Some books don’t just tell stories, they bear witness. They don’t merely entertain; they invite you into raw, unfiltered truth, revealing the bruises and triumphs that shape a soul. Aleana J. Robins’ The Shadow of Ally is one of those books. It’s not only a memoir, but a testimony of survival, transformation, and the incredible power of self-discovery.
At its core, this is a story about two people living in one body: Allen, the child and young adult shaped by a hostile world, and Ally, the woman who ultimately emerges from the shadows of that past to claim her identity. The Shadow of Ally begins in the 1970s, in a world that was often cruel to those who didn't fit its rigid molds. The story chronicles a life marked from the outset by pain, confusion, and isolation. Allen, the author’s younger self, grows up in what’s supposed to be the American dream, a traditional family structure, with siblings, a home, and opportunity.
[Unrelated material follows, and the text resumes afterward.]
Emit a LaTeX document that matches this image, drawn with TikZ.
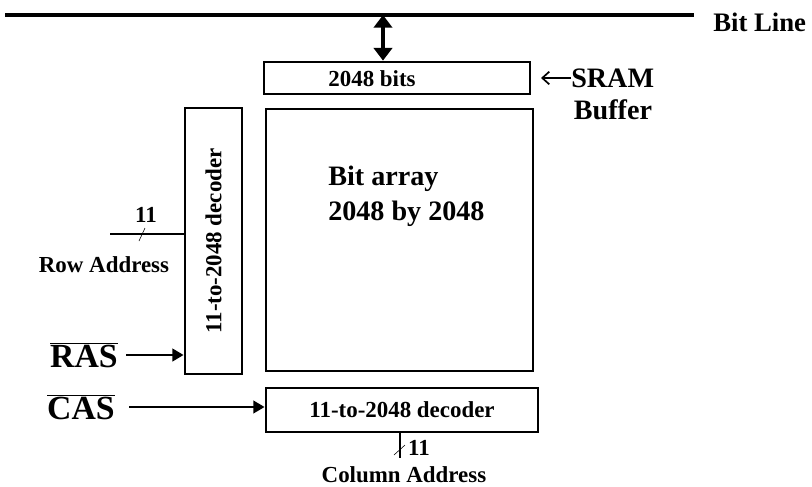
\documentclass[tikz,border=0pt]{standalone}
\usepackage{fontspec}
\setmainfont{Liberation Serif}
\usetikzlibrary{arrows.meta, positioning}

\newcommand{\hugetxt}{\fontsize{24}{28}\selectfont\bfseries}
\newcommand{\bigtxt}{\fontsize{20}{25}\selectfont\bfseries}
\newcommand{\midtxt}{\fontsize{16.3}{19}\selectfont\bfseries}

\tikzset{
  blk/.style={draw, line width=2pt, inner sep=0pt},
  lbl/.style={inner sep=0pt},
  sig/.style={line width=1.6pt, -{Triangle[width=9pt,length=8pt]}},
  bus/.style={line width=1.6pt},
}

\begin{document}
\begin{tikzpicture}[x=0.025cm, y=-0.025cm]
\useasboundingbox (0,0) rectangle (812,487);

% blocks
\node[blk, minimum width=6.65cm, minimum height=0.8cm] (sram) at (397,78) {};
\node[lbl, font=\midtxt] (sramtxt) at (372,79) {2048 bits};
\node[blk, minimum width=6.675cm, minimum height=6.55cm] (array) at (399.5,240) {};
\node[lbl, font=\bigtxt, align=left, anchor=west] (arraytxt) at (328,196) {Bit array\\2048 by 2048};
\node[blk, minimum width=1.425cm, minimum height=6.65cm] (rowdec) at (213.5,241) {};
\node[lbl, font=\midtxt, rotate=90] (rowdectxt) at (rowdec.center) {11-to-2048 decoder};
\node[blk, minimum width=6.8cm, minimum height=1.1cm, font=\midtxt] (coldec) at (402,410) {11-to-2048 decoder};

% bit line
\coordinate (bitl) at (5,15);
\coordinate (bitr) at (694,15);
\draw[line width=2.8pt] (bitl) -- (bitr);
\node[lbl, font=\fontsize{19}{22}\selectfont\bfseries, anchor=west] (bitline) at (713,22) {Bit Line};
\coordinate (tap) at (383,15);
\draw[line width=2.2pt, {Triangle[width=13pt,length=9pt]}-{Triangle[width=13pt,length=9pt]}] (tap) -- (tap |- sram.north);

% SRAM label
\node[lbl, font=\bigtxt, anchor=west] (sramlbl) at (571,78) {SRAM};
\node[lbl, font=\bigtxt] (buflbl) at (613,110) {Buffer};
\coordinate (sramtip) at (541,78);
\draw[line width=1.2pt, -{Straight Barb[length=5pt,width=9pt]}] (sramlbl.west) -- (sramtip);

% row address
\coordinate (rowin) at (110,234);
\draw[bus] (rowin) -- (rowin -| rowdec.west);
\draw[thin] (139,241) -- (145,228);
\node[lbl, font=\midtxt] (rowbits) at (146,215) {11};
\node[lbl, font=\midtxt] (rowaddr) at (104,265) {Row Address};

% strobes
\node[lbl, font=\hugetxt] (ras) at (84,355) {$\overline{\mbox{RAS}}$};
\node[lbl, font=\hugetxt] (cas) at (81,407) {$\overline{\mbox{CAS}}$};
\draw[sig, shorten <=6pt] (ras.east) -- (ras.east -| rowdec.west);
\draw[sig, shorten <=10pt] (cas.east) -- (cas.east -| coldec.west);

% column address
\coordinate (colout) at (400,458);
\draw[bus] (coldec.south -| colout) -- (colout);
\draw[thin] (394,455) -- (405,445);
\node[lbl, font=\midtxt] (colbits) at (419,448) {11};
\node[lbl, font=\midtxt] (coladdr) at (404,475) {Column Address};
\end{tikzpicture}
\end{document}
But appearances can be deceiving. What unfolds is not a comforting tale of nostalgia, but a harrowing account of emotional neglect, violent bullying, and an educational system that failed to recognize or support neurodivergent needs.
Robins writes candidly about being dyslexic and navigating a school system that neither understood nor accommodated her. Instead of support, there was shame. Instead of nurturing, there was survival. And yet, even in these formative years of hardship, Robins sows the seeds of strength. We see glimpses of Ally, her true self, emerging within the shadows of Allen's struggles, like light straining through cracks in a wall. One of the most striking aspects of The Shadow of Ally is how Robins narrates the journey as a dual existence, Allen and Ally, occupying the same space but living wildly different emotional lives. While Allen bears the weight of expectation, masculinity, and internalized fear, Ally is quietly waiting, learning, and gathering the courage to be born.
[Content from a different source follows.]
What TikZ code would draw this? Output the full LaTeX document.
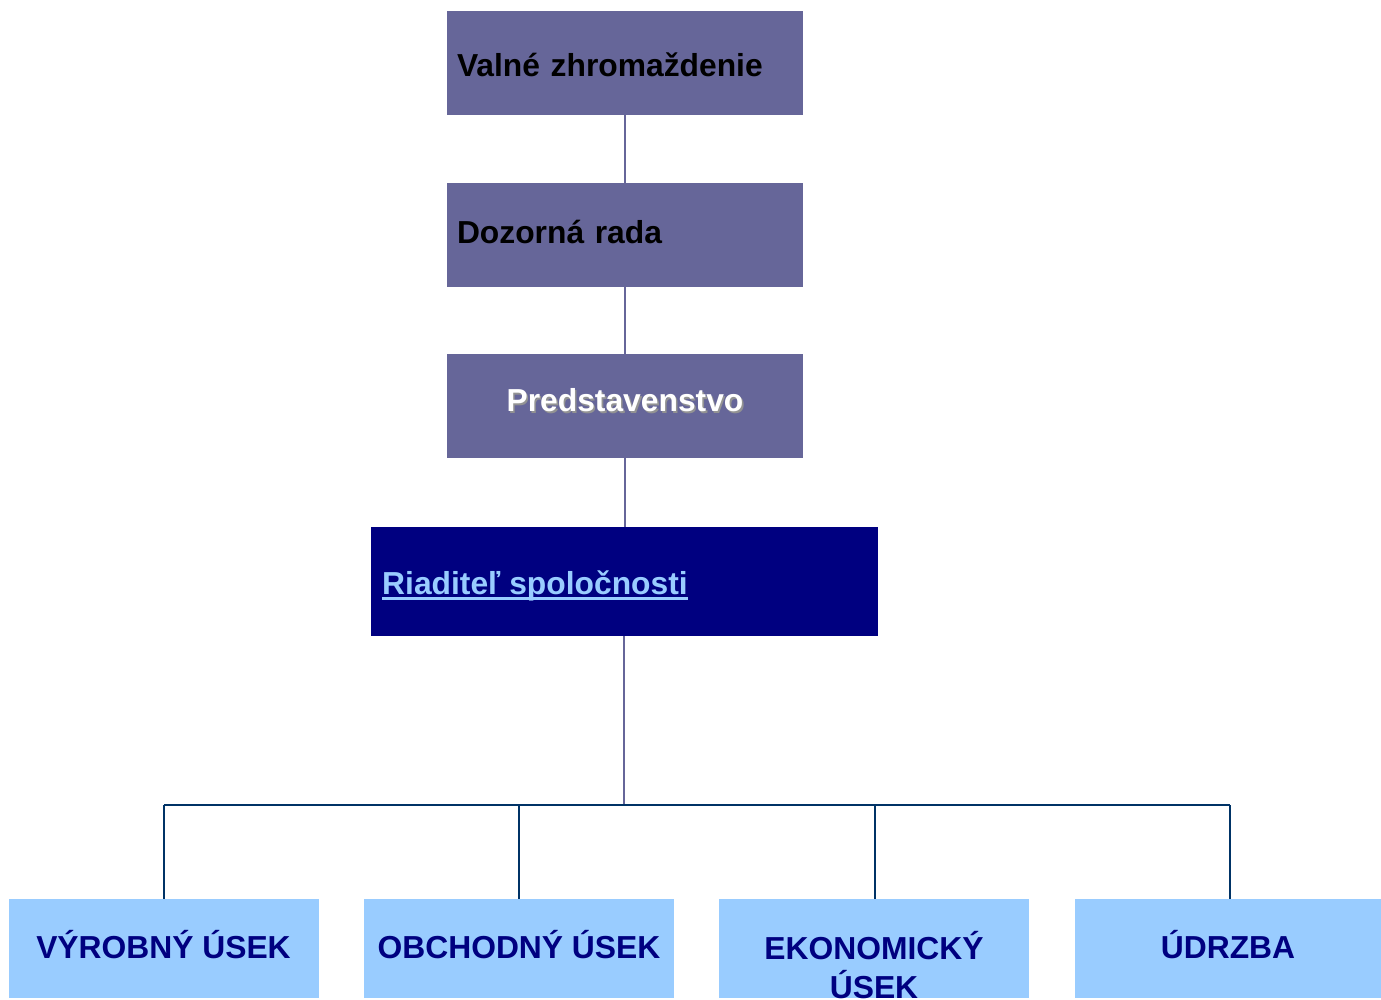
\documentclass[tikz,border=0pt]{standalone}
\usepackage{fontspec}
\setmainfont{Liberation Sans}
\definecolor{boxpurple}{HTML}{666699}
\definecolor{navybox}{HTML}{000080}
\definecolor{lightblue}{HTML}{99CCFF}
\definecolor{linkblue}{HTML}{003366}
\begin{document}
\begin{tikzpicture}[x=1pt,y=-1pt,
  bigfont/.style={font=\fontsize{31.8}{39}\selectfont\bfseries},
  topbox/.style={fill=boxpurple, draw=none, minimum width=356pt, minimum height=104pt,
    inner sep=0pt, bigfont, text depth=0pt},
  leftbox/.style={topbox, text width=336pt, align=left, inner xsep=10pt},
  unitbox/.style={fill=lightblue, draw=none, minimum width=310pt, minimum height=99pt,
    inner sep=0pt, bigfont, text=navybox, align=center, text height=19pt, text depth=0pt},
  upline/.style={draw=boxpurple, line width=2pt},
  lowline/.style={draw=linkblue, line width=2pt},
]
\useasboundingbox (0,0) rectangle (1381,999);
% top chain
\node[leftbox, text height=26pt] (vz) at (625,63) {Valné zhromaždenie};
\node[leftbox, text height=16pt] (dr) at (625,235) {Dozorná rada};
\node[topbox] (pr) at (625,406) {};
\node[bigfont, text=gray!85, inner sep=0pt, text height=11pt, text depth=0pt] (prs) at (626.6,407.6) {Predstavenstvo};
\node[bigfont, text=white, inner sep=0pt, text height=11pt, text depth=0pt] (prt) at (pr.center) {Predstavenstvo};
\node[fill=navybox, minimum width=507pt, minimum height=109pt, inner sep=0pt] (rs) at (624.5,581.5) {};
\node[bigfont, text=lightblue, inner sep=0pt, anchor=base west] (rst) at (382,594) {Riaditeľ spoločnosti};
\draw[draw=lightblue, line width=2.8pt] ([yshift=-4.5pt]rst.base west) -- ([yshift=-4.5pt]rst.base east);
% bottom units
\node[unitbox] (u1) at (163.5,948.5) {VÝROBNÝ ÚSEK};
\node[unitbox] (u2) at (519,948.5) {OBCHODNÝ ÚSEK};
\node[unitbox, text height=99pt] (u3) at (874,948.5) {EKONOMICKÝ\\ÚSEK};
\node[unitbox, minimum width=306pt] (u4) at (1228,948.5) {ÚDRZBA};
% connectors
\draw[upline] (vz.south) -- (dr.north);
\draw[upline] (dr.south) -- (pr.north);
\draw[upline] (pr.south) -- (pr.south |- rs.north);
\coordinate (bus) at (624,805);
\draw[upline] (rs.south -| bus) -- (bus);
\coordinate (b1) at (164,805);
\coordinate (b2) at (519,805);
\coordinate (b3) at (875,805);
\coordinate (b4) at (1230,805);
\draw[lowline] (b1) -- (b4);
\draw[lowline] (b1) -- (b1 |- u1.north);
\draw[lowline] (b2) -- (b2 |- u2.north);
\draw[lowline] (b3) -- (b3 |- u3.north);
\draw[lowline] (b4) -- (b4 |- u4.north);
\end{tikzpicture}
\end{document}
Robins captures this with heartbreaking clarity. Her mother is a looming figure throughout the story, sometimes physically present, often emotionally distant. This ache for maternal validation runs like an undercurrent throughout the narrative, and it forces readers to confront a difficult truth: some wounds stay with us, even as we heal. Yet Robins doesn’t let bitterness win. Instead, she crafts The Shadow of Ally as a letter to those still in hiding, still waiting for someone to say “I see you.” She becomes that voice. At the heart of The Shadow of Ally is a journey from self-destruction to self-discovery. Robins does not shy away from her darkest moments, substance use, mental health struggles, and decisions she regrets. But instead of using these to court pity, she uses them to illuminate just how far she’s come. The story never glamorizes pain, but it honors what it teaches. Her turning point isn't a single moment, but a series of awakenings, starting with her children. As she recounts in her interview, “I am very much in love with being a parent to my children… I show them in every way that they are loved and cared for.” Parenting becomes a mirror and a motive. In choosing to show up for them, she learns how to show up for herself. In offering them unconditional love, she begins to heal from its absence in her own life.
While The Shadow of Ally is deeply personal, its resonance is political. This is a transgender narrative that refuses to follow a neat arc of “born in the wrong body, transition, happily ever after.” Instead, Robins gives us something much messier and more honest: a life shaped by trauma, resilience, and the slow unlearning of shame. It is a transgender story, but also a human one. It speaks to anyone who has ever felt different, invisible, or unloved. In her final reflections, Robins writes: “We are more than a bag of bones and blood. We are more than the sum of our parts. We are amazing creatures filled with love, hopes, dreams, and kindness.” The Shadow of Ally makes you believe that. It is, in every sense, a story of liberation, not from identity, but toward it.